In contrast, Lucene doesn’t rely on thresholds. It starts performing an HNSW search. For every candidate, it decides whether to explore the extended neighborhood (ACORN-1) depending on how much of the immediate neighborhood matches the filter. If at some point, the number of vector comparisons exceeds the number of matches of the filter, then it falls back to an exact search on the matches of the filter.

While the Vespa approach certainly works well in practice, I like how the Lucene approach adapts its behavior to the data more dynamically. That said, Lucene should get better at detecting when a HNSW search would very likely require more vector comparisons than an exact search, so that it could go directly with the exact search instead of doing a partial HNSW search first and throw away its results.

Takeaways

I could tell that Vespa makes significant efforts to combine retrieval with filtering efficiently, both for lexical search and vector search. Like Lucene. This is interesting because this topic is surprisingly not covered much in the literature. What is even more interesting is how Lucene and Vespa independently converged to similar solutions to the problem of combining dynamic pruning and filtering, without any coordination as far as I can tell.

I had never considered denormalizing length normalization factors into postings lists. I am now curious to evaluate how it affects retrieval efficiency, it should be rather easy to hack in Lucene to get an idea.
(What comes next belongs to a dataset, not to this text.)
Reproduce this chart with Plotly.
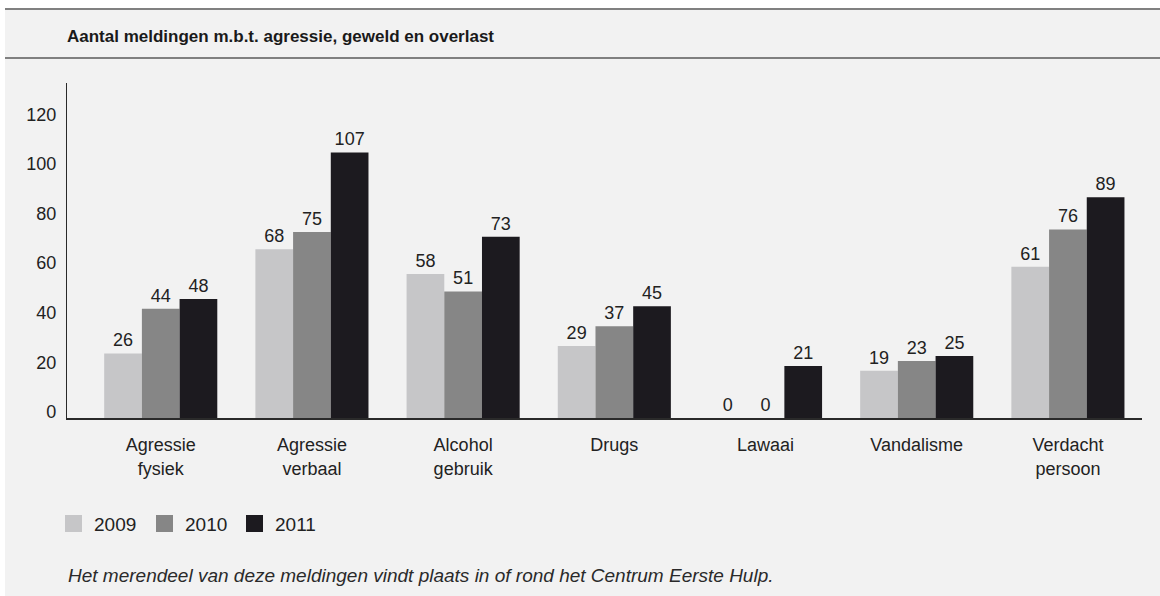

On the other hand, I was expecting postings to be encoded in a more modern way (such as PFOR-delta or partitioned Elias-Fano) and support for block-max indexes. Both these changes resulted in significant improvements when they got released in Lucene. I am curious if there is anything that prevents these improvements, or if the Vespa team simply hasn’t got to them yet.

Another thing I could not find in Vespa is support for index sorting, which I consider one of the most powerful (and under-used) tool of the Lucene toolbox.

It would be interesting to get Vespa included in Search Benchmark, The Game at some point, to better quantify how these differences in design/implementation of lexical search translate in terms of performance.